Dear Mayor Adams:
I am one of the last lonely bulls on NYC office. (Almost) everyone else thinks I don’t have a clue or that I have just lost my marbles.
In addition, I am proud that New York always finds a way to not only survive but to thrive and reinvent itself for greater success, now for close to 500 years.
Finally, I love New York – just like you do.
All of this, I believe, entitles me to suggest to you that allowing government employees to work from home would be a mistake.
I know certain groups that have significant voting power are pressuring you, but I ask you to stand firm against this decision.
There are a few reasons that I will highlight to you:
First – and most obviously, offices are the most challenged asset class in NYC. Anything that promulgates the emptiness of offices will just make this worse.
Second – office building values dropping – or even having their owners go into bankruptcy – will be severely detrimental to the City’s tax base.
Third – possibly worse – there are a ton of businesses that depend on office occupancy for survival, e.g. restaurants and numerous other businesses located nearby or in the buildings themselves. There is an ecosystem, all of which depends on people coming to the office. If these businesses go under or lose profitability it leads to (i) even more erosion of the City’s tax base, (ii) vacant storefronts, and (iii) higher unemployment.
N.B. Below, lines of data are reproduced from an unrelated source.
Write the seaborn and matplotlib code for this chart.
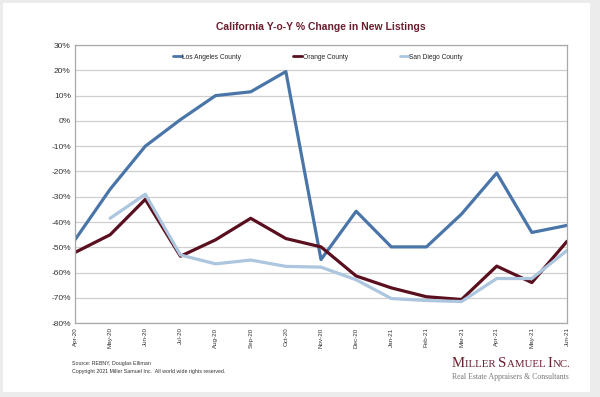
import numpy as np
import pandas as pd
import seaborn as sns
import matplotlib
matplotlib.use("Agg")
import matplotlib.pyplot as plt
from matplotlib.patches import Rectangle

months = ["Apr-20", "May-20", "Jun-20", "Jul-20", "Aug-20", "Sep-20", "Oct-20", "Nov-20",
          "Dec-20", "Jan-21", "Feb-21", "Mar-21", "Apr-21", "May-21", "Jun-21"]
la = [-47, -27, -10, 0.5, 10, 11.5, 19.5, -54.8, -35.7, -49.8, -49.8, -36.8, -20.6, -44.1, -41.3]
orange = [-52, -45, -31, -53.5, -47, -38.5, -46.5, -49.8, -61.3, -66, -69.5, -70.6, -57.4, -63.9, -47.6]
sandiego = [np.nan, -38.5, -29, -53, -56.5, -55, -57.5, -57.8, -62.8, -70.2, -71, -71.4, -62.3, -62.3, -51.2]
series_names = ["Los Angeles County", "Orange County", "San Diego County"]
colors = ["#4a75a8", "#5a0f1f", "#abc6de"]
yticks = list(range(-80, 31, 10))

df = pd.DataFrame({"month": months, series_names[0]: la, series_names[1]: orange,
                   series_names[2]: sandiego})
df["x"] = np.arange(len(months))
long = df.melt(id_vars=["month", "x"], var_name="series", value_name="value")

sns.set_style("white")
plt.rcParams["font.family"] = ["Liberation Sans", "DejaVu Sans"]

fig = plt.figure(figsize=(6, 3.97), dpi=100)
fig.patch.set_facecolor("#ececec")
fig.patches.append(Rectangle((3 / 600, 1 - 392 / 397), 587 / 600, 389 / 397,
                             transform=fig.transFigure, facecolor="white",
                             edgecolor="none", zorder=0))

ax = fig.add_axes([75 / 600, 1 - 323.3 / 397, 492 / 600, (323.3 - 45) / 397])
ax.set_facecolor("white")
ax.set_zorder(1)

sns.lineplot(data=long, x="x", y="value", hue="series", hue_order=series_names,
             palette=colors, linewidth=2.3, ax=ax, legend=True)

ax.set_xlim(0, len(months) - 1)
ax.set_ylim(-80, 30)
ax.set_yticks(yticks)
ax.set_yticklabels([f"{v}%" for v in yticks], fontsize=6, color="#333333")
ax.set_xticks(np.arange(len(months)))
ax.set_xticklabels(months, rotation=90, fontsize=4.5, color="#333333")
ax.tick_params(axis="both", length=0, pad=3)
ax.yaxis.grid(True, color="#cfcfcf", linewidth=0.9)
ax.set_axisbelow(True)
for s in ax.spines.values():
    s.set_color("#a8a8a8")
    s.set_linewidth(0.9)
ax.set_xlabel("")
ax.set_ylabel("")

leg = ax.legend(loc="upper center", bbox_to_anchor=(0.494, 0.99), ncol=3, frameon=False,
                fontsize=4.8, handlelength=1.35, handletextpad=0.05, columnspacing=7.8)
for h in leg.get_lines():
    h.set_linewidth(2.0)

fig.text(321 / 600, 1 - 27 / 397, "California Y-o-Y % Change in New Listings",
         ha="center", va="center", fontsize=7.5, fontweight="bold", color="#6b1e2e")

fig.text(72 / 600, 1 - 363 / 397, "Source: REBNY, Douglas Elliman", fontsize=3.8,
         color="#333333", va="center")
fig.text(72 / 600, 1 - 372 / 397, "Copyright 2021 Miller Samuel Inc.  All world wide rights reserved.",
         fontsize=3.8, color="#333333", va="center")

# small caps logo
renderer = fig.canvas.get_renderer()
pieces = [("M", 10.6), ("ILLER ", 7.8), ("S", 10.6), ("AMUEL ", 7.8), ("I", 10.6), ("NC.", 7.8)]
xpos = 452
for txt, size in pieces:
    t = fig.text(xpos / 600, 1 - 367 / 397, txt, fontsize=size, family="Liberation Serif",
                 color="#6b1e2e", va="baseline", ha="left")
    bb = t.get_window_extent(renderer)
    xpos += bb.width
fig.text(452 / 600, 1 - 379 / 397, "Real Estate Appraisers & Consultants", fontsize=5.6,
         family="Liberation Serif", color="#777777", va="baseline", ha="left")

fig.savefig("out.png", dpi=100, facecolor=fig.get_facecolor())
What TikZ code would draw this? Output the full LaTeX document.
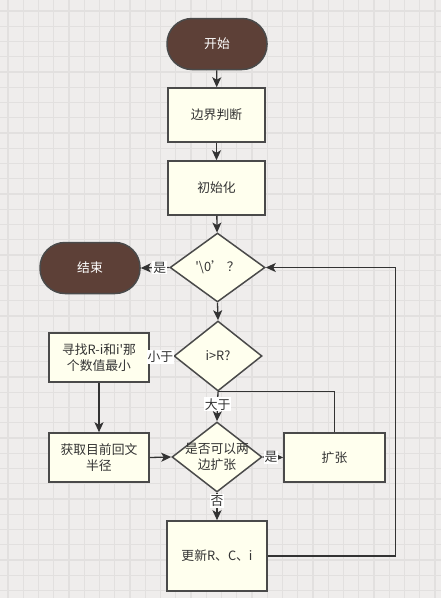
\documentclass[tikz,border=0pt]{standalone}
\usepackage{fontspec}
\newfontfamily\cjk{Noto Sans CJK SC}
\usetikzlibrary{shapes.geometric,arrows.meta}
\definecolor{paper}{HTML}{EFEDEC}
\definecolor{gridline}{HTML}{E2E0DF}
\definecolor{boxfill}{HTML}{FFFFEE}
\definecolor{termfill}{HTML}{5D4037}
\definecolor{edge}{HTML}{4A4A4A}
\definecolor{ink}{HTML}{333333}
\tikzset{
  base/.style={draw=edge, line width=1.5pt, inner sep=0pt, text=ink,
    font=\cjk\fontsize{12.8}{16}\selectfont, align=center},
  term/.style={base, rectangle, rounded corners=25pt, fill=termfill,
    text=white, minimum width=100pt, minimum height=51pt},
  stepbox/.style={base, rectangle, fill=boxfill, minimum width=100pt, minimum height=49pt},
  decision/.style={base, diamond, fill=boxfill},
  txt/.style={inner sep=0pt, text=ink, font=\cjk\fontsize{12.8}{16}\selectfont, align=center},
  conn/.style={draw=ink, line width=1.3pt, -{Stealth[length=10pt,width=9pt,inset=2.5pt]}},
  plain/.style={draw=ink, line width=1.3pt},
  tag/.style={fill=white, inner sep=1pt, text=ink, font=\cjk\fontsize{12.8}{15}\selectfont}
}
\begin{document}
\begin{tikzpicture}[x=1pt, y=-1pt]
  % paper and grid
  \fill[paper] (0,0) rectangle (441,598);
  \useasboundingbox (0,0) rectangle (441,598);
  \foreach \k in {0,...,28} \draw[gridline, line width=1.2pt] (8+15.25*\k,0) -- (8+15.25*\k,598);
  \foreach \k in {0,...,38} \draw[gridline, line width=1.2pt] (0,11+15.25*\k) -- (441,11+15.25*\k);

  % nodes
  \node[term] (start) at (217,44) {开始};
  \node[stepbox, minimum width=97pt, minimum height=54pt] (edge) at (216.5,115) {边界判断};
  \node[stepbox, minimum width=97pt, minimum height=54pt] (init) at (216.5,188) {初始化};
  \node[decision, minimum width=95pt, minimum height=69pt] (q1) at (217.5,267.5) {};
  \node[txt] (q1t) at (q1) {'\textbackslash0’ ？};
  \node[term] (stop) at (90,268) {结束};
  \node[decision, minimum width=88pt, minimum height=70pt] (q2) at (218,356) {};
  \node[txt] (q2t) at (q2) {i>R?};
  \node[stepbox] (find) at (99,357.5) {寻找R-i和i'那\\个数值最小};
  \node[stepbox] (rad) at (99,457.5) {获取目前回文\\半径};
  \node[decision, minimum width=90pt, minimum height=70pt] (q3) at (217,457) {};
  \node[txt] (q3t) at (q3) {是否可以两\\边扩张};
  \node[stepbox, minimum width=101pt] (grow) at (334.5,457.5) {扩张};
  \node[stepbox, minimum width=100pt, minimum height=70pt] (upd) at (217,556) {更新R、C、i};

  % connectors
  \draw[conn] (start) -- (edge);
  \draw[conn] (edge) -- (init);
  \draw[conn] (init) -- (q1);
  \draw[conn] (q1.west) -- node[tag, pos=0.33] (l1) {是} (stop.east);
  \draw[conn] (q1.south) -- (q2.north);
  \draw[conn] (q2.west) -- node[tag, pos=0.55] (l2) {小于} (find.east);
  \draw[plain] (grow.north) |- (q2.south);
  \draw[conn] (q2.south) -- node[tag, pos=0.42] (l3) {大于} (q3.north);
  \draw[conn] (find) -- (rad);
  \draw[conn] (rad.east) -- (q3.west);
  \draw[conn] (q3.east) -- node[tag, pos=0.4] (l4) {是} (grow.west);
  \draw[conn] (q3.south) -- node[tag, pos=0.3] (l5) {否} (upd.north);
  \draw[conn] (upd.east) -- ++(128,0) |- (q1.east);
\end{tikzpicture}
\end{document}
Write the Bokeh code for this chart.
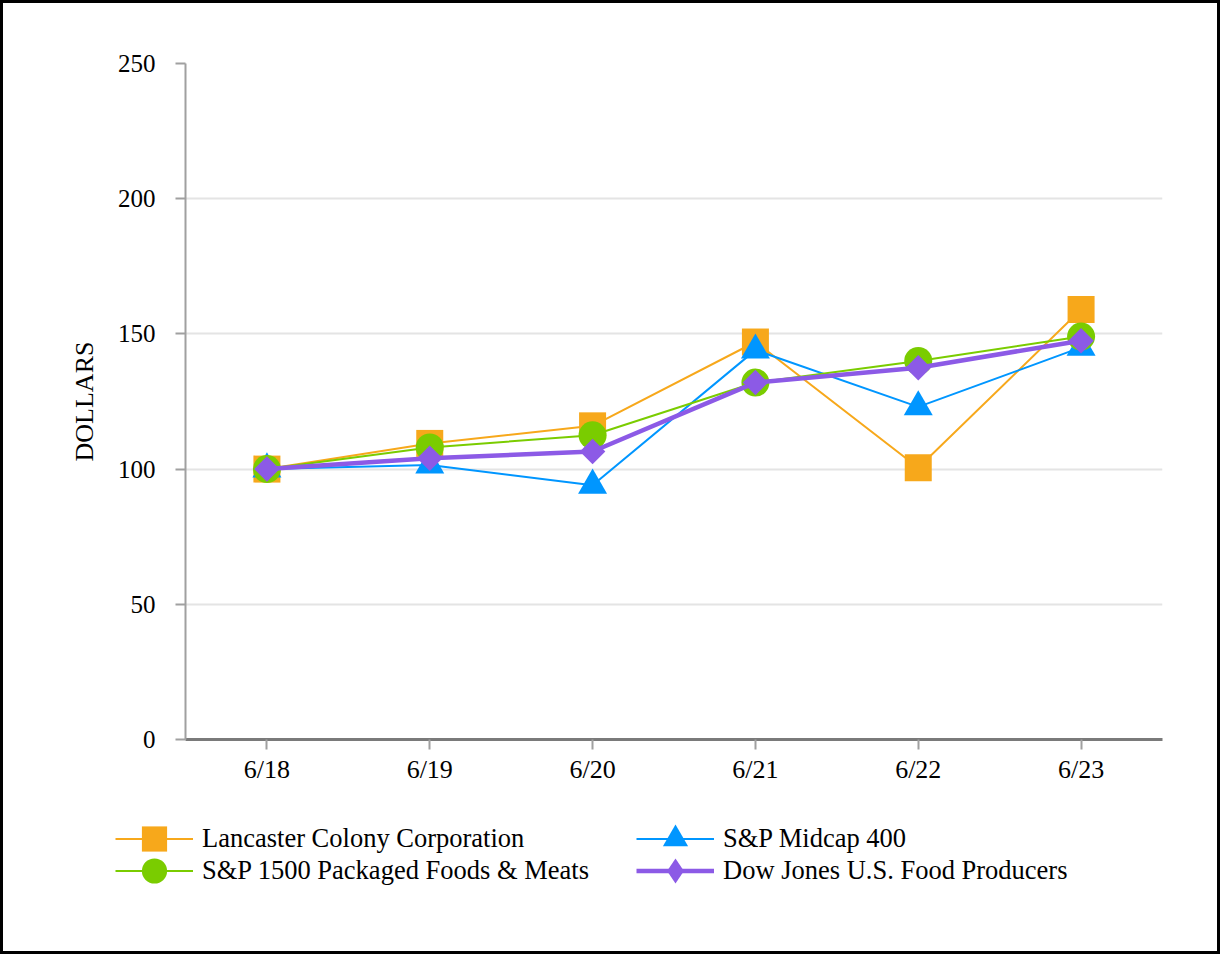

Fourth – along the same lines, public transit systems are just coming out of their funk, and this will push them in the wrong direction.
Fifth – one of the toughest things about government workers is their interaction with the people they are supposed to service, i.e. the public. This is tricky enough without exacerbating it by allowing government workers not to be physically present.
Sixth – one of the high points you have raised during your tenure as Mayor is how critical it is to get crime under control. A bunch of closed businesses and deserted streets are going to be a witch’s cauldron for increases in crime.
Seventh – you have been seeking to lead by example by exhorting business leaders and employees to come back to the office. Allowing governmental employees a different standard undermines your leadership on this critical point.
Eighth – and finally – the government has a certain inexorability about it; namely, things that the government starts in action can never stop. This decision – if allowed – will be forever. I mean, imagine the hue and cry ten years from now if someone suggests that people that have become used to working from home have to come to the office.
I am sure it is incredibly difficult to be Mayor of the most wonderful – yet intricate – city on the planet, and you have pressures from all sides to make the right judgments.
I have no monopoly on what is the right judgment call; however, I do hope you will take the foregoing into account as you come to a decision.